The CLI code is written for these. They'll work as soon as the API endpoints ship:

- **Incidents** (list, get, update) — documented in OpenAPI spec but still returns HTML
- **Notifications** (rules and integrations CRUD)
- **Job list** (scan history)
- **Job cancel** (cancel running scans)

### Planned Features

- **Dashboard.** Org-level overview of datasets, results, and incidents.
- **Contract proposals.** PR-style review flow for contract changes.

### Vision

The goal is one CLI that covers the full data quality lifecycle:

1. **Connect.** `sodacli datasource onboard` sets up a database connection with monitoring, profiling, contracts, and verification in one command.
2. **Define.** `sodacli contract create --mode copilot` uses AI to generate meaningful checks from your schema and data profile.
3. **Import.** `sodacli contract translate` translates existing data quality definitions from other formats (ODCS, dbt tests, Great Expectations, SodaCL v3) into Soda contracts.
4. **Verify.** `sodacli contract verify` runs checks locally or in the cloud, from CI/CD or your terminal.
5. **Monitor.** `sodacli monitor` adds ML anomaly detection that fires alerts when metrics drift.
6. **Respond.** `sodacli incident` and `sodacli notification` close the loop from detection to resolution.
7. **Govern.** `sodacli iam` and `sodacli dataset permissions` control who can do what.

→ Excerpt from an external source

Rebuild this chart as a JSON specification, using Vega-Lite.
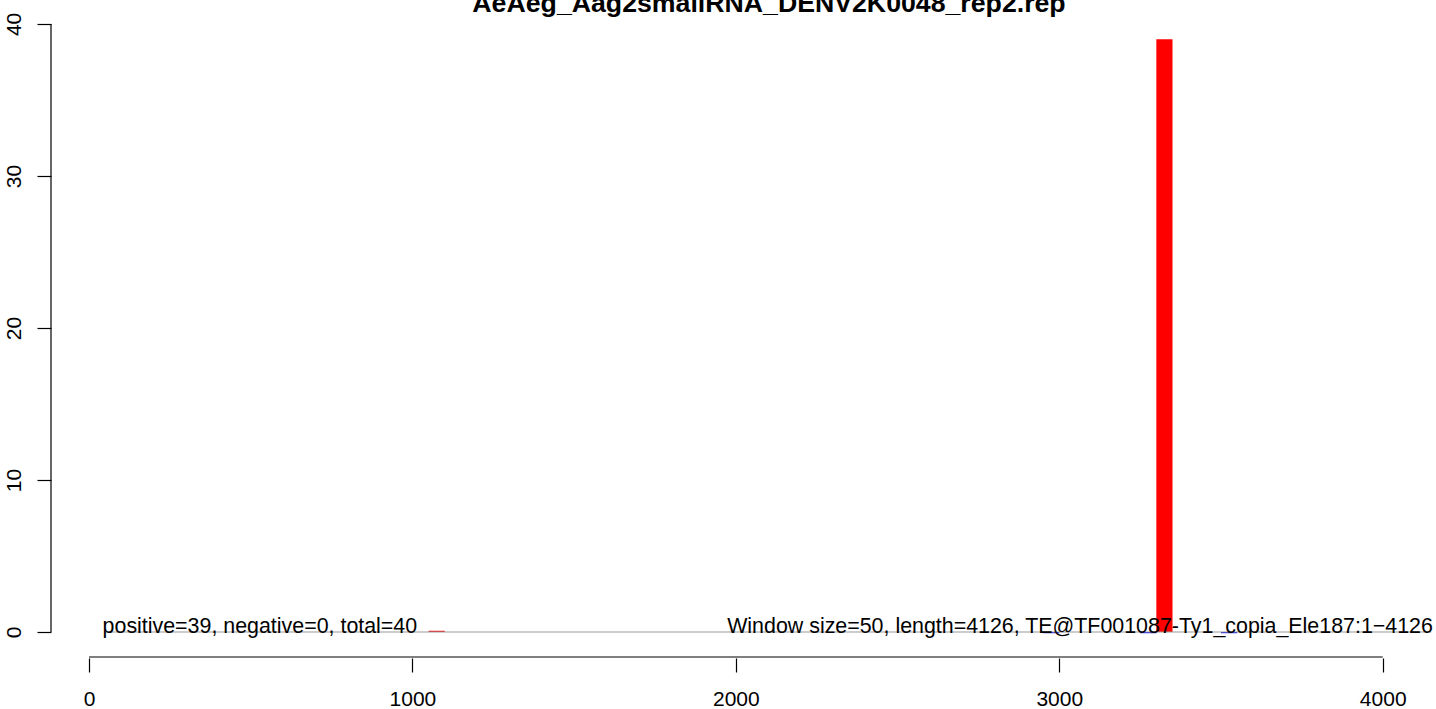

All of this works the same way for humans typing commands and for AI agents calling them programmatically. Same interface, same exit codes, same JSON output.

## Soda CLI vs soda-core

| | Soda CLI (`sodacli`) | soda-core (`soda`) |
|---|---|---|
| **Language** | Go (single binary, no dependencies) | Python (requires pip + DB connectors) |
| **Execution** | Cloud via Soda Runner, or local via `--local` | Local only |
| **Scope** | Full platform: datasources, datasets, contracts, monitors, results, IAM, incidents | Contract verification and data source testing |
| **Contract generation** | `contract create --mode copilot` (AI) or `skeleton` | Manual authoring only |
| **CI/CD** | `--no-interactive`, `--output json`, structured exit codes | Basic exit codes |

**Why use Soda CLI?** If you only need to run checks locally, soda-core is enough. If you want to manage your entire data quality lifecycle from one tool — generate contracts with AI, monitor anomalies, track results, control permissions, and integrate with CI/CD — use sodacli. It shells out to soda-core for local execution when needed (`--local`), so you get both.